Der zweite Band des Buches beschäftigt sich mit den Juden seit der Oktoberrevolution. Es führt eine Liste aller Verbrechen von Juden und der Tscheka, der Ende 1917 zur Bekämpfung der Konterrevolution gegründeten Geheimpolizei an. Solschenizyn schreibt, man könne nicht leugnen, dass zahlreiche Juden an der schlimmen sowjetischen Geschichte des russischen Volkes beteiligt gewesen seien. Natürlich vergisst er hinzuzufügen, dass fast alle großen Sowjetführer jüdischer Herkunft (z.B. Bucharin, Joffe, Kamenew, Radek, Sinowjew und Trotzki) von Stalin umgebracht oder in den Tod getrieben worden sind; das würde nicht zu seiner Ideologie passen. Auch die Behauptung, in den Straflagern sei es Juden, waren sie einmal unter die Räder gekommen, besser ergangen, ist blanker Hohn. Jedenfalls seien die Juden ein Fremdkörper in der russischen Gesellschaft gewesen, der den westlichen Materialismus importiert und die Revolution wesentlich organisiert habe. Nur durch Rückkehr Russlands „zu seinen Wurzeln“ könne es genesen.
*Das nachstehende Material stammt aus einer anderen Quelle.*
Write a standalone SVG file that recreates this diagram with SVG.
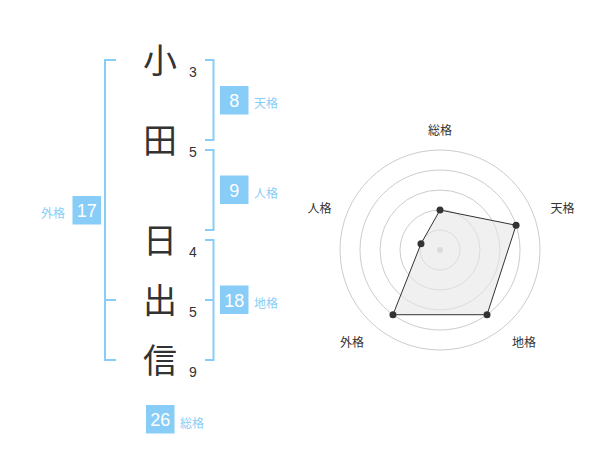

Bei aller schriftstellerischen Größe haben wir es mit einem Menschen und seiner panslawistischen Ideologie zu tun, der sein Verständnis von Russentum und Orthodoxie dazu benutzt hat, einen antiwestlichen, antidemokratischen und antisemitischen Diskurs zu führen – genau wie es heute die Putin’sche Rechte tut. Wir werden sehen, ob in den Artikeln zum 100.Geburtstag diese mehr als dunkle Seite von Solschenizyn auch gewürdigt oder wieder einmal „vergessen“ wird.